Kilonova Constraints for the LIGO/Virgo/KAGRA Neutron Star Merger Candidate S250206dm: GW-MMADS Observations

Gravitational-wave (GW) neutron star mergers with an associated electromagnetic counterpart constitute powerful probes of binary evolution, the production sites of heavy elements, general relativity, and the expansion of the Universe. Only a handful of candidate GW binary mergers during the fourth LIGO/Virgo/KAGRA observing run (O4) so far are believed to include a neutron star. We present optical-near-infrared follow-up observations of the candidate neutron star-black hole GW merger S250206dm. This is the first high-significance mass-gap neutron star-black hole candidate observed by multiple GW detectors (thus having a significantly smaller sky localization than one-detector events), offering the first opportunity to effectively follow up a GW event of this kind.
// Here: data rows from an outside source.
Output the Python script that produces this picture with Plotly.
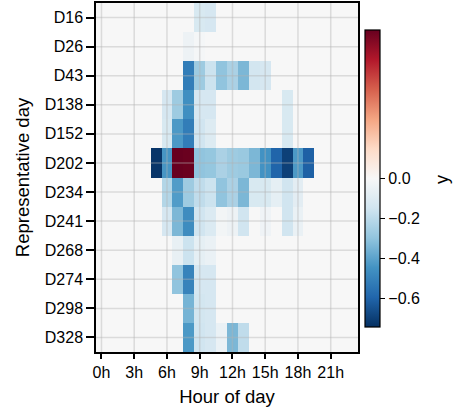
import plotly.graph_objects as go
import plotly.express as px

days = ["D16", "D26", "D43", "D138", "D152", "D202", "D234", "D241", "D268", "D274", "D298", "D328"]
hours = list(range(24))
hour_ticks = [0, 3, 6, 9, 12, 15, 18, 21]
hour_labels = ["0h", "3h", "6h", "9h", "12h", "15h", "18h", "21h"]

#            0  1  2  3  4  5      6      7      8      9      10     11     12     13     14     15     16     17     18     19  20 21 22 23
d16  = [0, 0, 0, 0, 0, 0,     0,     0,     0,     -0.12, -0.13, 0,     0,     0,     0,     0,     0,     0,     0,     0,     0, 0, 0, 0]
d26  = [0, 0, 0, 0, 0, 0,     0,     0,     -0.04, -0.01, 0,     0,     0,     0,     0,     0,     0,     0,     0,     0,     0, 0, 0, 0]
d43  = [0, 0, 0, 0, 0, 0,     0,     0,     -0.52, -0.27, -0.16, -0.30, -0.24, -0.34, -0.14, -0.13, 0,     0,     0,     0,     0, 0, 0, 0]
d138 = [0, 0, 0, 0, 0, 0,     -0.13, -0.27, -0.46, -0.13, -0.13, 0,     0,     0,     0,     0,     0,     -0.12, 0,     0,     0, 0, 0, 0]
d152 = [0, 0, 0, 0, 0, 0,     -0.12, -0.43, -0.52, -0.15, -0.10, 0,     0,     0,     0,     0,     0,     -0.12, 0,     0,     0, 0, 0, 0]
d202 = [0, 0, 0, 0, 0, -0.73, -0.44, 0.745, 0.74,  -0.30, -0.29, -0.24, -0.27, -0.28, -0.34, -0.45, -0.60, -0.70, -0.43, -0.61, 0, 0, 0, 0]
d234 = [0, 0, 0, 0, 0, 0,     -0.22, -0.42, -0.27, -0.19, -0.16, -0.30, -0.24, -0.34, -0.12, -0.12, -0.07, -0.15, -0.08, 0,     0, 0, 0, 0]
d241 = [0, 0, 0, 0, 0, 0,     -0.13, -0.34, -0.47, -0.15, -0.11, -0.02, -0.04, -0.15, 0,     -0.03, 0,     -0.15, -0.05, 0,     0, 0, 0, 0]
d268 = [0, 0, 0, 0, 0, 0,     0,     -0.06, -0.16, -0.07, -0.05, 0,     0,     0,     0,     0,     0,     0,     0,     0,     0, 0, 0, 0]
d274 = [0, 0, 0, 0, 0, 0,     0,     -0.30, -0.50, -0.13, -0.13, 0,     0,     0,     0,     0,     0,     0,     0,     0,     0, 0, 0, 0]
d298 = [0, 0, 0, 0, 0, 0,     0,     0,     -0.35, -0.14, -0.13, 0,     0,     0,     0,     0,     0,     0,     0,     0,     0, 0, 0, 0]
d328 = [0, 0, 0, 0, 0, 0,     0,     0,     -0.43, -0.15, -0.13, -0.05, -0.34, -0.19, 0,     0,     0,     0,     0,     0,     0, 0, 0, 0]

z = [d16, d26, d43, d138, d152, d202, d234, d241, d268, d274, d298, d328]
cbar_ticks = [0.0, -0.2, -0.4, -0.6]

rdbu = px.colors.diverging.RdBu[::-1]
n = len(rdbu)
colorscale = [[i / (n - 1), c] for i, c in enumerate(rdbu)]

row_idx = list(range(len(days)))
FONT = "Liberation Sans, Arial, sans-serif"
PAD = "<span style='color:white'>.</span>"

fig = go.Figure(go.Heatmap(
    z=z, x=hours, y=row_idx,
    colorscale=colorscale, zmid=0,
    xgap=0, ygap=0,
    colorbar=dict(
        thickness=15, len=0.852, lenmode="fraction",
        x=1.0, xanchor="left", xpad=7, y=0.497, yanchor="middle", ypad=0,
        outlinewidth=1.2, outlinecolor="black",
        ticks="outside", ticklen=5, tickwidth=1.2, tickcolor="black",
        tickvals=cbar_ticks, tickformat=".1f",
        tickprefix=PAD,
        tickfont=dict(size=16, family=FONT, color="black"),
    ),
))

shapes = []
for h in hour_ticks:
    shapes.append(dict(type="line", xref="x", yref="paper", x0=h, x1=h, y0=0, y1=1,
                       line=dict(color="rgba(178,178,178,0.4)", width=1.5), layer="above"))
for i in row_idx:
    shapes.append(dict(type="line", xref="paper", yref="y", x0=0, x1=1, y0=i, y1=i,
                       line=dict(color="rgba(178,178,178,0.4)", width=1.5), layer="above"))

fig.update_layout(
    width=455, height=412,
    margin=dict(l=96, r=97, t=1, b=60),
    paper_bgcolor="white", plot_bgcolor="white",
    font=dict(family=FONT, size=16, color="black"),
    shapes=shapes,
    annotations=[dict(text="y", textangle=-90, xref="paper", yref="paper",
                      x=1.3206, y=0.496, xanchor="center", yanchor="middle",
                      showarrow=False, font=dict(size=18, family=FONT, color="black"))],
    xaxis=dict(
        tickvals=hour_ticks, ticktext=hour_labels, range=[-0.5, 23.5],
        showgrid=False, zeroline=False,
        showline=True, linecolor="black", linewidth=1.5, mirror=True,
        ticks="outside", ticklen=5, tickwidth=1.5, tickcolor="black",
        tickfont=dict(size=16),
        title=dict(text="Hour of day", font=dict(size=18.5), standoff=10),
    ),
    yaxis=dict(
        tickvals=row_idx, ticktext=days, range=[len(days) - 0.5, -0.5],
        showgrid=False, zeroline=False,
        showline=True, linecolor="black", linewidth=1.5, mirror=True,
        ticks="outside", ticklen=8, tickwidth=1.5, tickcolor="black",
        tickfont=dict(size=16), ticksuffix=PAD,
        title=dict(text="Representative day", font=dict(size=18.5), standoff=10),
    ),
)

fig.write_html("out.html", config={"displayModeBar": False},
               post_script="document.body.style.margin='0';")
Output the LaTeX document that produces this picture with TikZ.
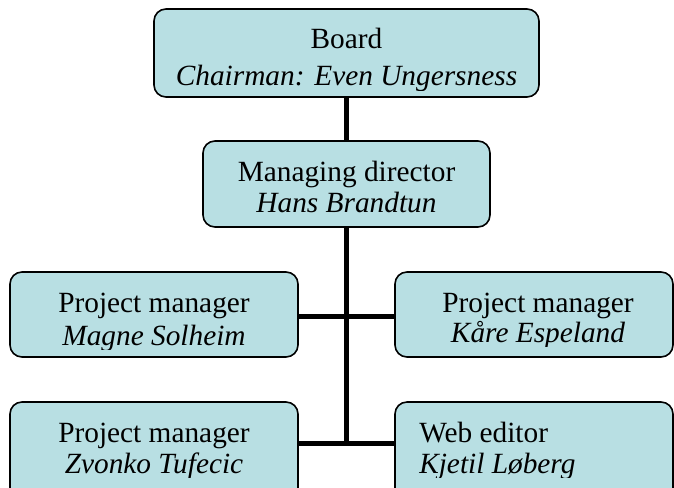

Our GW MultiMessenger Astronomy DECam Survey (GW-MMADS) campaign consisted of a wide-field search using the Dark Energy Camera (DECam) and T80-South (T80S), as well as galaxy-targeted observations using the Southern Astrophysical Research (SOAR) imager and the Fraunhofer Telescope at Wendelstein Observatory. No viable kilonova counterpart was found in our observations. We use our observation depths to place competitive constraints on kilonova models similar to or brighter than the GW170817 kilonova AT 2017gfo within our observed fields, ruling out 100% of such models with SOAR galaxy-targeted observations and ∼43% (48%) with DECam (DECam and T80S).